A little known fact when buying fuel at service stations is that you pay a tiny amount towards the monitoring of fuel quality. At 0.3 cents per litre, it means that out of every $10 to $11 you spend on petrol, around one cent will be used for ensuring the quality of fuel. Sounds a small amount, right? But this is enough to take hundreds of fuel samples nationwide each year, and to test them for quality. That testing is undertaken by Trading Standards, which is part of the Ministry of Business Innovation and Employment. Here are some common questions that come our way:

Are fuels sold by various brands different?

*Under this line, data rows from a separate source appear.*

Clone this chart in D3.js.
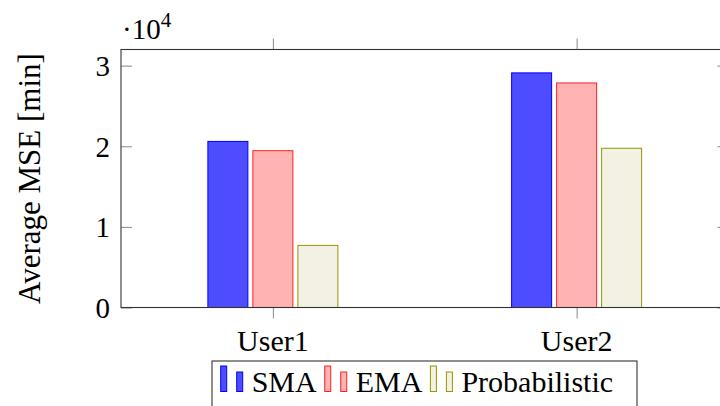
<!DOCTYPE html>
<html><head><meta charset="utf-8">
<script src="https://cdn.jsdelivr.net/npm/d3@7"></script>
<style>svg text, svg tspan { font-family: "Liberation Serif", "Tinos", serif !important; }</style>
</head><body style="margin:0;background:#fff">
<script>
const categories = ["User1", "User2"];
const seriesNames = ["SMA", "EMA", "Probabilistic"];
const smaValues = [20600, 29100];
const emaValues = [19450, 27850];
const probValues = [7700, 19750];
const yTicks = [0, 10000, 20000, 30000];
const yTickLabels = ["0", "1", "2", "3"];

const seriesValues = [smaValues, emaValues, probValues];
const fills = ["#4d4dff", "#ffb3b3", "#f2f1e3"];
const strokes = ["#0000ff", "#ff2020", "#9b9400"];

const W = 720, H = 406;
const FONT = "Liberation Serif, Tinos, serif";
const svg = d3.select("body").append("svg").attr("width", W).attr("height", H)
  .attr("font-family", FONT).style("display", "block");

const mLeft = 121, mRight = 728.5, mTop = 49.5, mBottom = 307.5;
const x = d3.scalePoint().domain(categories).range([mLeft, mRight]).padding(0.5);
const xs = d3.scaleBand().domain(seriesNames).range([-67.5, 67.5]).paddingInner(1/9).paddingOuter(1/18);
const y = d3.scaleLinear().domain([0, 32000]).range([mBottom, mTop]);

// bars
seriesNames.forEach((s, si) => {
  svg.append("g").selectAll("rect").data(categories).join("rect")
    .attr("x", c => x(c) + xs(s))
    .attr("y", (c, i) => y(seriesValues[si][i]))
    .attr("width", xs.bandwidth())
    .attr("height", (c, i) => y(0) - y(seriesValues[si][i]))
    .attr("fill", fills[si]).attr("stroke", strokes[si]).attr("stroke-width", 1);
});

// ticks
const tickCol = "#8a8a8a";
const yAxisL = d3.axisRight(y).tickValues(yTicks).tickSize(11).tickFormat("");
svg.append("g").attr("transform", `translate(${mLeft},0)`).call(yAxisL)
  .call(g => { g.select(".domain").remove(); g.selectAll("line").attr("stroke", tickCol); });
const yAxisR = d3.axisLeft(y).tickValues(yTicks).tickSize(11).tickFormat("");
svg.append("g").attr("transform", `translate(${mRight},0)`).call(yAxisR)
  .call(g => { g.select(".domain").remove(); g.selectAll("line").attr("stroke", tickCol); });
const xAxisB = d3.axisBottom(x).tickSize(11).tickFormat("");
svg.append("g").attr("transform", `translate(0,${mBottom})`).call(xAxisB)
  .call(g => { g.select(".domain").remove(); g.selectAll("line").attr("stroke", tickCol); });
const xAxisT = d3.axisTop(x).tickSize(11).tickFormat("");
svg.append("g").attr("transform", `translate(0,${mTop})`).call(xAxisT)
  .call(g => { g.select(".domain").remove(); g.selectAll("line").attr("stroke", tickCol); });

// frame
svg.append("rect").attr("x", mLeft).attr("y", mTop).attr("width", mRight - mLeft).attr("height", mBottom - mTop)
  .attr("fill", "none").attr("stroke", "#333").attr("stroke-width", 1.1);

const tx = sel => sel.attr("font-family", FONT).attr("fill", "#000");

// y tick labels
svg.append("g").selectAll("text").data(yTicks).join("text")
  .attr("x", 110).attr("y", d => y(d) + 10.5)
  .attr("text-anchor", "end").attr("font-size", 29).call(tx)
  .text((d, i) => yTickLabels[i]);

// x tick labels
svg.append("g").selectAll("text").data(categories).join("text")
  .attr("x", d => x(d)).attr("y", 351)
  .attr("text-anchor", "middle").attr("font-size", 30).call(tx)
  .text(d => d);

// y label
svg.append("text").attr("transform", "translate(40,178.5) rotate(-90)")
  .attr("text-anchor", "middle").attr("font-size", 31).call(tx)
  .text("Average MSE [min]");

// scale factor label
const sf = svg.append("text").attr("x", 122).attr("y", 39).attr("font-size", 29).call(tx);
sf.append("tspan").text("·10");
sf.append("tspan").attr("font-size", 21).attr("dy", -12).text("4");

// legend
const legX = 212, legY = 361;
svg.append("rect").attr("x", legX).attr("y", legY).attr("width", 425).attr("height", 60)
  .attr("fill", "#fff").attr("stroke", "#333").attr("stroke-width", 1.1);
let lx = 220.7;
const base = 391.5;
seriesNames.forEach((s, si) => {
  const g = svg.append("g");
  g.append("rect").attr("x", lx).attr("y", base - 25.5).attr("width", 6).attr("height", 25.5)
    .attr("fill", fills[si]).attr("stroke", strokes[si]).attr("stroke-width", 1);
  g.append("rect").attr("x", lx + 16).attr("y", base - 19.5).attr("width", 6).attr("height", 19.5)
    .attr("fill", fills[si]).attr("stroke", strokes[si]).attr("stroke-width", 1);
  const t = g.append("text").attr("x", lx + 31).attr("y", base).attr("font-size", 30).call(tx).text(s);
  lx = lx + 31 + t.node().getComputedTextLength() + 8;
});
</script>
</body></html>
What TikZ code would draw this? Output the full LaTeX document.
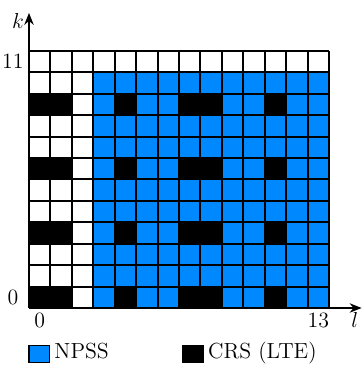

Not significantly. The sampling and testing we undertake helps ensure that all fuels sold are in line with legal specifications. Some motorists are convinced that their car performs better on one brand of fuel than another. This is hard to prove or disprove. Fuels sold in New Zealand are well suited for a variety of vehicles. Road and traffic conditions, along with other factors such as how a vehicle is being driven will have major effects on fuel consumption and performance.

Can you use any grade of petrol in a car?

Is a premium grade better for the car? Drivers risk causing serious damage to their engine if they use a lower octane than recommended by car manufacturers, but it is OK to use an octane higher than recommended. So, if your car requires 91 octane then that’s all you need, but you can use 95 or 98 octane petrol if you’re happy to pay more. If your car requires 95 octane you must use 95 or 98, but not 91. The bottom line is to use the recommended octane as a minimum. Some brands say their additives make a difference. In particular, it is often claimed that premium petrol has more sophisticated additives compared to those in regular petrol, resulting in better performance and other benefits. If fuels are advertised as having properties that make them superior, they must conform with the specifications when tested. If you are not sure if a fuel is suitable for your vehicle – such as ethanol-blended petrol which could be damaging to very old cars' components – we recommend checking the owner’s manual or contacting the manufacturer’s local agent.

Is New Zealand’s fuel quality better or worse than in other countries? 

New Zealand Government regulators look at the best practices around the world and align our fuel quality specifications with those in similar economies such as USA, UK and Australia. There is a World Wide Fuel Charter which sets out car manufacturer expectations and requirements for fuels, to help ensure compatibility with the vehicles produced. Fuel specifications are periodically updated, reflecting developments with motor vehicle technology in response to environmental and health requirements.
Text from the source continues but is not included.